In one embodiment, dummy chip 12 is pre-attached to the heat spreader 12 prior to their placement in the BGA package 10 by an adhesive, such as, for example epoxy. The adhesive preferably is chosen to match or accommodate the coefficient of thermal expansion of the dummy chip 12 and heat spreader 14.

The ball grid array package 10 of the present invention may have improved component and board level reliability when compared with conventional chip packages.

In the preceding detailed description, the present invention is described with reference to specifically exemplary embodiments thereof It will, however, be evident that various modifications, structures, processes, and changes may be made thereto without departing from the broader spirit and scope of the present invention, as set forth in the claims. The specification and drawings are, accordingly, to be regarded as illustrative and not restrictive.

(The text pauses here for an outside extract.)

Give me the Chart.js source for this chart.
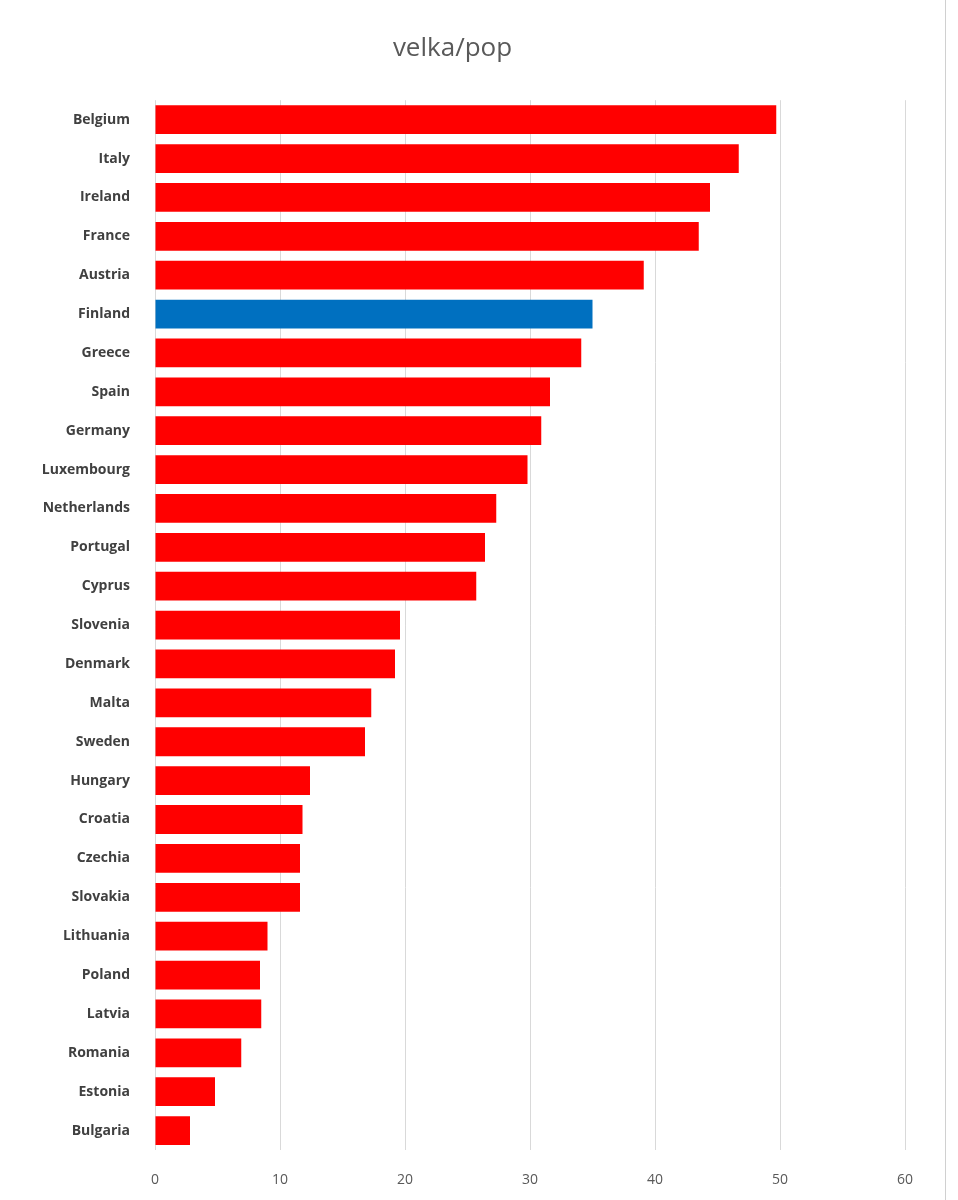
<!DOCTYPE html>
<html>
<head>
<meta charset="utf-8">
<script src="https://cdn.jsdelivr.net/npm/chart.js@4.4.1/dist/chart.umd.min.js"></script>
<style>
  html, body { margin: 0; padding: 0; background: #fff; }
  #wrap { width: 958px; height: 1200px; position: relative; }
</style>
</head>
<body>
<div id="wrap"><canvas id="chart" width="958" height="1200"></canvas></div>
<script>
// Valeurs
const countries = ["Belgium", "Italy", "Ireland", "France", "Austria", "Finland", "Greece", "Spain",
    "Germany", "Luxembourg", "Netherlands", "Portugal", "Cyprus", "Slovenia", "Denmark", "Malta",
    "Sweden", "Hungary", "Croatia", "Czechia", "Slovakia", "Lithuania", "Poland", "Latvia",
    "Romania", "Estonia", "Bulgaria"];
const values = [49.7, 46.7, 44.4, 43.5, 39.1, 35.0, 34.1, 31.6, 30.9, 29.8, 27.3, 26.4, 25.7,
    19.6, 19.2, 17.3, 16.8, 12.4, 11.8, 11.6, 11.6, 9.0, 8.4, 8.5, 6.9, 4.8, 2.8];
const highlight = "Finland";
const xTicks = [0, 10, 20, 30, 40, 50, 60];

const barColors = countries.map(c => c === highlight ? "#0070C0" : "#FF0000");

// Bordure du cadre du graphique
const frameLine = {
    id: 'frameLine',
    beforeDraw(chart) {
        const ctx = chart.ctx;
        ctx.save();
        ctx.fillStyle = '#fff';
        ctx.fillRect(0, 0, chart.width, chart.height);
        ctx.strokeStyle = '#d0d0d0';
        ctx.lineWidth = 1;
        ctx.beginPath();
        ctx.moveTo(945.5, 0);
        ctx.lineTo(945.5, chart.height);
        ctx.stroke();
        ctx.restore();
    }
};

new Chart(document.getElementById('chart').getContext('2d'), {
    type: 'bar',
    data: {
        labels: countries,
        datasets: [{ data: values, backgroundColor: barColors, categoryPercentage: 0.74, barPercentage: 1 }]
    },
    options: {
        indexAxis: 'y',
        responsive: false,
        animation: false,
        layout: { padding: { left: 0, right: 53, top: 0, bottom: 0 } },
        plugins: {
            legend: { display: false },
            tooltip: { enabled: false },
            title: {
                display: true,
                text: 'velka/pop',
                color: '#595959',
                font: { family: 'Open Sans', size: 26, weight: 'normal' },
                padding: { top: 33, bottom: 36 }
            }
        },
        scales: {
            x: {
                min: 0, max: 60,
                afterBuildTicks: s => { s.ticks = xTicks.map(v => ({ value: v })); },
                afterFit: s => { s.height = 50; },
                grid: { color: '#d9d9d9', drawTicks: false },
                border: { display: false },
                ticks: { color: '#595959', padding: 22, font: { family: 'Open Sans', size: 14 } }
            },
            y: {
                afterFit: s => { s.width = 155; },
                grid: { display: false },
                border: { display: false },
                ticks: { color: '#404040', padding: 17, font: { family: 'Open Sans', size: 14, weight: 'bold' } }
            }
        }
    },
    plugins: [frameLine]
});
</script>
</body>
</html>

It is understood that the present invention is capable of using various other combinations and environments and is capable of changes or modifications within the scope of the inventive concept as expressed herein.

Claims

1. An integrated circuit chip package, comprising:

a substrate;

a chip attached to the substrate;

a heat spreader disposed over the chip; and

a dummy chip disposed between the heat spreader and the chip.

2. The integrated circuit chip package of claim 1, wherein the dummy chip is attached to the heat spreader.

3. The integrated circuit chip package of claim 2, wherein the dummy chip is attached to the heat spreader by an adhesive.

4. The integrated circuit chip package of claim 1, wherein the chip, heat spreader, and dummy chip are substantially encapsulated with a molding compound.

5. The integrated circuit chip package of claim 4, wherein the coefficients of thermal expansion (CTE) of the dummy chip and the chip are substantially equal to the CTE of the molding compound.

6. The integrated circuit chip package of claim 1, wherein the dummy chip comprises metal.

7. The integrated circuit chip package of claim 1, wherein the dummy chip comprises silicon.

8. The integrated circuit chip package of claim 1, wherein the dummy chip comprises a material being thermally conductive.

9. The integrated circuit chip package of claim 1, wherein the coefficient of thermal expansion (CTE) of the dummy chip is approximately equal to the coefficient of thermal expansion of the chip.

10. The integrated circuit chip package of claim 1, wherein a material, shape, and thickness of the dummy chip may be adjusted to match the coefficient of thermal expansion of the chip.

11. The integrated circuit chip package of claim 1, wherein a material, shape, and thickness of the dummy chip may be adjusted to match the coefficient of thermal expansion of the heat spreader.

12. The integrated circuit chip package of claim 1, wherein a material, shape, and thickness of the dummy chip may be adjusted to match the coefficient of thermal expansion of the chip and the heat spreader.

13. A method for making a ball grid array package (BGA), comprising:

providing a chip attached to a substrate;

providing a heat spreader disposed over the chip; and

providing a dummy chip disposed between the heat spreader and the chip.

14. The method of claim 13, wherein the dummy chip is attached to the heat spreader.

15. The method of claim 13, wherein the chip, heat spreader, and dummy chip are substantially encapsulated with a molding compound and the coefficients of thermal expansion (CTE) of the dummy chip and the chip are substantially equal to the CTE of the molding compound.

16. The method of claim 13, wherein the dummy chip comprises metal.

17. The method of claim 13, wherein the dummy chip comprises silicon.

18. The method of claim 13, wherein the dummy chip comprises a material being thermally conductive.

19. The method of claim 13, wherein the coefficient of thermal expansion (CTE) of the dummy chip is approximately equal to the coefficient of thermal expansion of the chip.

20. The method of claim 13, wherein a material, shape, and thickness of the dummy chip may be adjusted to match the coefficient of thermal expansion of the chip and the heat spreader.